Your task is to copy the stretch of lines in the records below that begins with the line containing "Reproduce this chart with matplotlib." and ends with the line containing "from matplotlib.patches import Polygon", exactly as written, with nothing added.

________________________

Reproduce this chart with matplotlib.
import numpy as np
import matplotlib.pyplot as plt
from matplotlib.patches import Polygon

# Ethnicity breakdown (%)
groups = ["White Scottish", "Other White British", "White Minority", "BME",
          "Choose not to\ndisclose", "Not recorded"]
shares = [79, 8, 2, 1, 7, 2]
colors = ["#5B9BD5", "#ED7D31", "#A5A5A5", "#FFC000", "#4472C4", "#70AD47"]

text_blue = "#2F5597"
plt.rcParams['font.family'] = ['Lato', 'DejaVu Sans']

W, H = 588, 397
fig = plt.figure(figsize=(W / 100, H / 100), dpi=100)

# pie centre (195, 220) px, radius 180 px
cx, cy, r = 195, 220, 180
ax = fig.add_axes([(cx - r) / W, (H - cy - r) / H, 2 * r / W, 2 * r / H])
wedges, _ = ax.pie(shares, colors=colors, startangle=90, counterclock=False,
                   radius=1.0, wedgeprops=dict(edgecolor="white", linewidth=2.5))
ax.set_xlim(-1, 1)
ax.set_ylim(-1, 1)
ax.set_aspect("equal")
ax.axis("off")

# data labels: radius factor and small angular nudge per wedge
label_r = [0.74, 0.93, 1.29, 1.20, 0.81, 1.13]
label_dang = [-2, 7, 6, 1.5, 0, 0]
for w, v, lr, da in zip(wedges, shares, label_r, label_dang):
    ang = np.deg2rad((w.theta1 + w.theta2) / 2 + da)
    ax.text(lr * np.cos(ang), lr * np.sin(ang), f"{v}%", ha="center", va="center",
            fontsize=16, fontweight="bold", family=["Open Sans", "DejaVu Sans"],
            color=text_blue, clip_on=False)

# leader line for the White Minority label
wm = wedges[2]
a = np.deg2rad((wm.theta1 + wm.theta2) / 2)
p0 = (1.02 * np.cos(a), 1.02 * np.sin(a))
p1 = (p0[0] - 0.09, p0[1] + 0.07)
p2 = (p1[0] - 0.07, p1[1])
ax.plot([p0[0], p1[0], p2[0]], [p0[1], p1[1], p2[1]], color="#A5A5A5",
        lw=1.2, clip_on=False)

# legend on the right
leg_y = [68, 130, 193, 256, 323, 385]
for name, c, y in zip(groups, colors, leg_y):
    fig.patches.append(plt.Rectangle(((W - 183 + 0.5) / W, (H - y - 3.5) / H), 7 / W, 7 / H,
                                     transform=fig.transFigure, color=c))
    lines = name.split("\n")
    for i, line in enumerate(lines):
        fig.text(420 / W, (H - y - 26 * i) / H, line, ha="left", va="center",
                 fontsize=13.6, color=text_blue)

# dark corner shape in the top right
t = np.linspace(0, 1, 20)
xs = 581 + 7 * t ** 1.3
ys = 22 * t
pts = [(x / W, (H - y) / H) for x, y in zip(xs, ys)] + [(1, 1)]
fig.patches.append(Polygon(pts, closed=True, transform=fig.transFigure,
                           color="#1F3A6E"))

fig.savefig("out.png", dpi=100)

________________________

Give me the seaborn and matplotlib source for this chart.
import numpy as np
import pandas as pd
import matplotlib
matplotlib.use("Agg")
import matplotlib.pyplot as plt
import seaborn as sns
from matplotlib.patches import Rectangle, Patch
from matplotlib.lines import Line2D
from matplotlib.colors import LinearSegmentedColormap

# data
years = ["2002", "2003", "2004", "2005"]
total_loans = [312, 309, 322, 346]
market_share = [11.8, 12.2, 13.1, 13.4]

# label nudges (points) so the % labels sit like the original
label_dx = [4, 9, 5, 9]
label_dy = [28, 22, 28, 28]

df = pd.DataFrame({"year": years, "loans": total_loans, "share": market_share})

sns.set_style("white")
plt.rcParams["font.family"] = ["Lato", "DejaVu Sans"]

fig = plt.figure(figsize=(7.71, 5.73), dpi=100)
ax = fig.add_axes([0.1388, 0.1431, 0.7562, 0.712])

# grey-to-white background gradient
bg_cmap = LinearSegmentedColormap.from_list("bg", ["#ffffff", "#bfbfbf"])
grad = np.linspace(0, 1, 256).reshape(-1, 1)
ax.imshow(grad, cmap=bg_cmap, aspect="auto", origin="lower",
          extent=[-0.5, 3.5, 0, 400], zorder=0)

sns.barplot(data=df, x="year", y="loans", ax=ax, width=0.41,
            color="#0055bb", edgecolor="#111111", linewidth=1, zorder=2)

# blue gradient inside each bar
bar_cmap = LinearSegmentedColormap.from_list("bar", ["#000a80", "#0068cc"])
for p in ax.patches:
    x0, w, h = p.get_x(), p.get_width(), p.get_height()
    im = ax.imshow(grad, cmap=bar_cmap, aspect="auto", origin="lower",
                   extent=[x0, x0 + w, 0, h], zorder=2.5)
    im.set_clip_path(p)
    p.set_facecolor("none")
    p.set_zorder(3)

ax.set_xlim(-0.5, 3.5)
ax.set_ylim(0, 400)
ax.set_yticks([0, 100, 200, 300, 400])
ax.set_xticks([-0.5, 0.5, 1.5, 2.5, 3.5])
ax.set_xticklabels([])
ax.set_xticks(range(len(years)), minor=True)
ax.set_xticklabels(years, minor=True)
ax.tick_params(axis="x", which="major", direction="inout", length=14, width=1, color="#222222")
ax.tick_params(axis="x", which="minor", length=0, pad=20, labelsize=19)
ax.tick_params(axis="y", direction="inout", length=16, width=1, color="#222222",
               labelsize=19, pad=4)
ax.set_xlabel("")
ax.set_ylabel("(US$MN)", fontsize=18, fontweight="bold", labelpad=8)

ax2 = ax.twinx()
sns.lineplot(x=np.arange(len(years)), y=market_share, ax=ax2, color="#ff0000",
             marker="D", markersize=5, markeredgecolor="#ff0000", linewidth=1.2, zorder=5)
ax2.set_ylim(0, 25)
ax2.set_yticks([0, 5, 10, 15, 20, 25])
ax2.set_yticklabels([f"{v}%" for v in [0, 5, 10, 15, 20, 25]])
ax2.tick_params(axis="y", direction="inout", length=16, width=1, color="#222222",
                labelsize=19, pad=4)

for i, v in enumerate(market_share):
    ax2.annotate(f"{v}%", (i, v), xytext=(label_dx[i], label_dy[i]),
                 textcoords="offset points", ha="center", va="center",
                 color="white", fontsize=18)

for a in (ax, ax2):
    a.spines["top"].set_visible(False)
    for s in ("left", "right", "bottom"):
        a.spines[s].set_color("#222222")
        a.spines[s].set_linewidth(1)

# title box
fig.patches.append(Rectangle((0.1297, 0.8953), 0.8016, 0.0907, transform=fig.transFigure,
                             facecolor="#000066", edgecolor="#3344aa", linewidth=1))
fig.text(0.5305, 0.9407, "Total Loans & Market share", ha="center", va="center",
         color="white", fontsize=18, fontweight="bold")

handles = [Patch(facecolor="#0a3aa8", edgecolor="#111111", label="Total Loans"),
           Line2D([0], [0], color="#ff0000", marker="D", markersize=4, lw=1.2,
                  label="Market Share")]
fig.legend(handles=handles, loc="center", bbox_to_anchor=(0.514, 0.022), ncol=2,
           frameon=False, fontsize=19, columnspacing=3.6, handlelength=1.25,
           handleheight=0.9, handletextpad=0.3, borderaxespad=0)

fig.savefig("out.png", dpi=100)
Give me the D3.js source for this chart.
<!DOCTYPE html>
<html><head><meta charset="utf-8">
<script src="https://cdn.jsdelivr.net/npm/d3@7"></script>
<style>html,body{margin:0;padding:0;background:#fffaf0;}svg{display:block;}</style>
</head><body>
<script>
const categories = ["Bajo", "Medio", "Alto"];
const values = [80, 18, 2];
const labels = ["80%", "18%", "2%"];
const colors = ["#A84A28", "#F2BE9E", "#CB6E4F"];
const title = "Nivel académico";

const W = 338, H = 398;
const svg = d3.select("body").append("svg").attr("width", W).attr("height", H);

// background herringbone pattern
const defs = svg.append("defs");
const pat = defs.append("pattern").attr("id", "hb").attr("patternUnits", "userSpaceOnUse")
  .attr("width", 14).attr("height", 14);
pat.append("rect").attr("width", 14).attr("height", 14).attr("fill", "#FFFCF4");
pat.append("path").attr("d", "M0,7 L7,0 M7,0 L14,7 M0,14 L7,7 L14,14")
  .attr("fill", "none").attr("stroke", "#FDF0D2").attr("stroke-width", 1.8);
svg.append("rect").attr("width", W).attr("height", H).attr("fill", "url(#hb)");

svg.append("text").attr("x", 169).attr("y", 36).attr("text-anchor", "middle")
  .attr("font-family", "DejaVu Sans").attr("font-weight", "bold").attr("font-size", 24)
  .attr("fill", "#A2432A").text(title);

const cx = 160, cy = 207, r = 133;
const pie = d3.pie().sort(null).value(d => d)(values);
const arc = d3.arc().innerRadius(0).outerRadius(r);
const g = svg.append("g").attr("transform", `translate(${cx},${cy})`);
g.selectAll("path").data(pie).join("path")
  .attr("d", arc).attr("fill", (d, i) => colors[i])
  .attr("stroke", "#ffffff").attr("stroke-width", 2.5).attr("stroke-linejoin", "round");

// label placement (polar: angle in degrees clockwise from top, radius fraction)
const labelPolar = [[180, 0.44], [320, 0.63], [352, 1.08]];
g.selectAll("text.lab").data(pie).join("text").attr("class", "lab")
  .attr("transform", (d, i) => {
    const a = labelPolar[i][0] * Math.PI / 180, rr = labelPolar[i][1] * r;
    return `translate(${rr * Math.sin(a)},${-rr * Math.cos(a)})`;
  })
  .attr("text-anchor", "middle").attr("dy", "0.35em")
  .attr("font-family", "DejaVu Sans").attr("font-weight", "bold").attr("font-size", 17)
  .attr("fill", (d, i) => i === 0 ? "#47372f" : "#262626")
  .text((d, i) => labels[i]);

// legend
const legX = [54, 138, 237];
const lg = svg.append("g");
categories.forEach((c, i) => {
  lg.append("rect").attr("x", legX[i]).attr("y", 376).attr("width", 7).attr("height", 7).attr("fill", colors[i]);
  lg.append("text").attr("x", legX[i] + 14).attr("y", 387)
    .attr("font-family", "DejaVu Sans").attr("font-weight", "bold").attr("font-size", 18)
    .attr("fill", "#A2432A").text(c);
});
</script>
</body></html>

________________________

> OUTPUT OF THE TASK
Reproduce this chart with matplotlib.
import numpy as np
import matplotlib.pyplot as plt
from matplotlib.patches import Polygon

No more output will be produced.